O Brasil deveria partir de premissas básicas que ele próprio aprovou em fóruns internacionais, como na Rio+20, Conferência das Nações Unidas sobre Desenvolvimento Sustentável. O documento aprovado na Rio+20, denominado “O Futuro que Queremos”, ressalta o compromisso com um futuro sustentável para o planeta de modo que haja a integração equilibrada das dimensões social, econômica e ambiental.
O documento reconhece a importância da colaboração da comunidade científica e tecnológica para o desenvolvimento sustentável e o fortalecimento da conexão entre a ciência e as políticas, mediante avaliações científicas confiáveis que facilitem a adoção de decisões informadas. Reafirma a necessidade de promover, fortalecer e apoiar uma agricultura mais sustentável, que melhore a segurança alimentar, erradique a fome e seja economicamente viável, ao mesmo tempo que conserva as terras, a água, os recursos genéticos vegetais e animais, a diversidade biológica e os ecossistemas e aumente a resiliência à mudança climática e aos desastres naturais.

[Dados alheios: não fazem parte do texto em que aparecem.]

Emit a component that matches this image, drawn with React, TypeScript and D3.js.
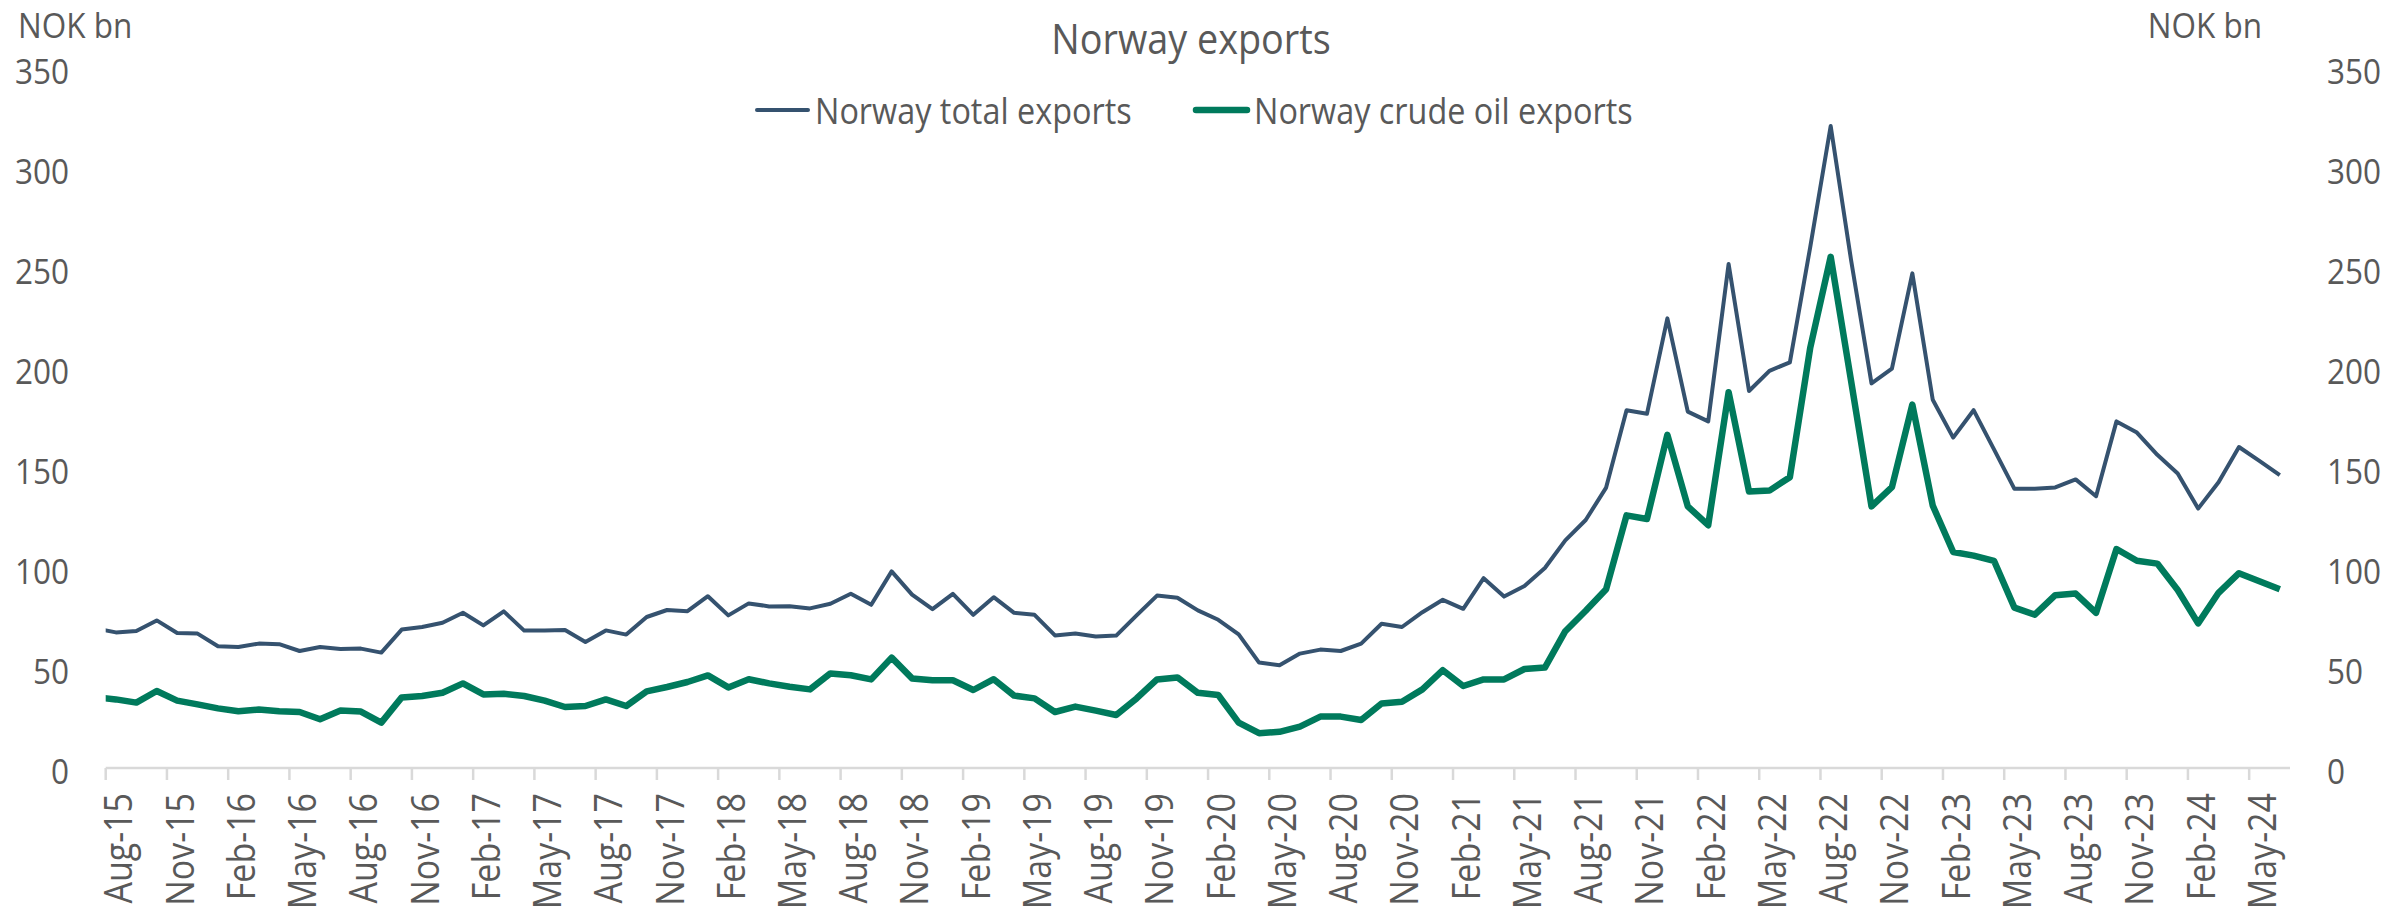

Também reconhece a necessidade de manter os processos ecológicos naturais que sustentam os sistemas de produção de alimentos. Além disto, ressalta os benefícios sociais, econômicos e ambientais que as florestas, seus produtos e serviços, podem proporcionar para as pessoas e para as economias. Para que isto ocorra, os países concordaram em envidar esforços para o manejo sustentável das florestas, a recomposição, a restauração e o florestamento, para aumentar as reservas florestais de carbono.

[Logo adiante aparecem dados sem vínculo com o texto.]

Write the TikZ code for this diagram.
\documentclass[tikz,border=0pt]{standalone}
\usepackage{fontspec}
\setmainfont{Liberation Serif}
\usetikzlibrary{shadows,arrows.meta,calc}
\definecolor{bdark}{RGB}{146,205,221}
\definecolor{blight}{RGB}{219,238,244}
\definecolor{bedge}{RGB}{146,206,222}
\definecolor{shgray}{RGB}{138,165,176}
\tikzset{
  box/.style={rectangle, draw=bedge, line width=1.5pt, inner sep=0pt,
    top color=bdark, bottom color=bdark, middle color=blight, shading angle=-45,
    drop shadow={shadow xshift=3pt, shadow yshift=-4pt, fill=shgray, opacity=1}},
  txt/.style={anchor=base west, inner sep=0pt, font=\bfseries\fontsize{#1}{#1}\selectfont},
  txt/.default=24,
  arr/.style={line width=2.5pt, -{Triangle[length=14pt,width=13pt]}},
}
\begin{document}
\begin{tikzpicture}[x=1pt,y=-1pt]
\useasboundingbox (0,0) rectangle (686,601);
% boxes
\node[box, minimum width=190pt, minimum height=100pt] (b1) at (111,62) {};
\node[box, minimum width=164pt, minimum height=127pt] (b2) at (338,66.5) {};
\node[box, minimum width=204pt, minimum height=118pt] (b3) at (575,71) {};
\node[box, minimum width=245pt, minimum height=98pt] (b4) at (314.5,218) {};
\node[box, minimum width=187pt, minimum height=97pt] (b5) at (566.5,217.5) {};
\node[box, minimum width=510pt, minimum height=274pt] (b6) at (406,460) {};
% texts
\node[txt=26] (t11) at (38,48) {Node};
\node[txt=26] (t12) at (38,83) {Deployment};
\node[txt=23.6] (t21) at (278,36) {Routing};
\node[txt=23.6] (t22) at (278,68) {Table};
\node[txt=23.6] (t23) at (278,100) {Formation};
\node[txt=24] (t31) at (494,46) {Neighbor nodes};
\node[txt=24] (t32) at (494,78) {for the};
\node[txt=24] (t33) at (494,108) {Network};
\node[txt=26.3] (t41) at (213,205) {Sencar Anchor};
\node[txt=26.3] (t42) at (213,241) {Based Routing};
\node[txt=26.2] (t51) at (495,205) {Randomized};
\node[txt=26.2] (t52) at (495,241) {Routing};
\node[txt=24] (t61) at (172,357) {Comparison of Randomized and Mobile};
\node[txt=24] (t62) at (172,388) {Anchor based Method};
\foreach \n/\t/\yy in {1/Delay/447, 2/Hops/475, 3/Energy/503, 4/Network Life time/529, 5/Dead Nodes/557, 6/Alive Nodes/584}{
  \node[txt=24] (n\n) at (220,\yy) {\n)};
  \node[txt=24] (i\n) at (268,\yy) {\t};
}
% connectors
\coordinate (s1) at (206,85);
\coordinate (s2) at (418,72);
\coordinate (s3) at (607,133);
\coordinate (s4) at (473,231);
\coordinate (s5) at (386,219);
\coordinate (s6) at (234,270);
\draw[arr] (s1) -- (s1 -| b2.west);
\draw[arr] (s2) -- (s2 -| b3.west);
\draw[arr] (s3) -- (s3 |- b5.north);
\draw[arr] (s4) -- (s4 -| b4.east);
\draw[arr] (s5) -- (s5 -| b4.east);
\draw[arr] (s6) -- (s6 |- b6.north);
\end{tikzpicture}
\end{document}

Com a aprovação da MP 571/2012 pelo Senado o Brasil deixará de cumprir os compromissos que assumiu com seus cidadãos e com o mundo, aprovando medidas que não privilegiam a agricultura sustentável e que não reconhecem a colaboração da ciência e da tecnologia nas tomadas de decisão.
A ABC e a SBPC são contra as seguintes alterações na MP 571/2012:
• Definição de Pousio sem delimitação de área - Foi alterada a definição de pousio
incluída pela MP, retirando o limite de 25% da área produtiva da propriedade ou
posse (Art. 3o inciso XXIV). Para a ABC e SBPC as áreas de pousio deveriam ser
reconhecidas apenas à pequena propriedade ou posse rural familiar ou de população
tradicional, como foram até o presente, sem generalizações. Além disto, deveriam
manter na definição o percentual da área produtiva que pode ser considerada como
prática de interrupção temporária das atividades agrícolas.
• Redução da obrigação de recomposição da vegetação às margens dos rios - O
texto aprovado pelo Senado Federal beneficiou as médias e grandes propriedades
rurais, alterando o Art. 61-A da MP 571/2012. Nele, a área mínima obrigatória de
recuperação de vegetação às margens dos rios desmatadas ilegalmente até julho de
2008 foi reduzida. As APPs não podem ser descaracterizadas sob pena de perder sua
natureza e sua função. A substituição do leito maior do rio pelo leito regular para a
definição das APPs torna vulneráveis amplas áreas úmidas em todo o país,
particularmente na Amazônia e no Pantanal, onde são importantes para a
conservação da biodiversidade, da manutenção da qualidade e quantidade de água, e
de prover serviços ambientais, pois elas protegem vidas humanas, o patrimônio
público e privado de desastres ambientais.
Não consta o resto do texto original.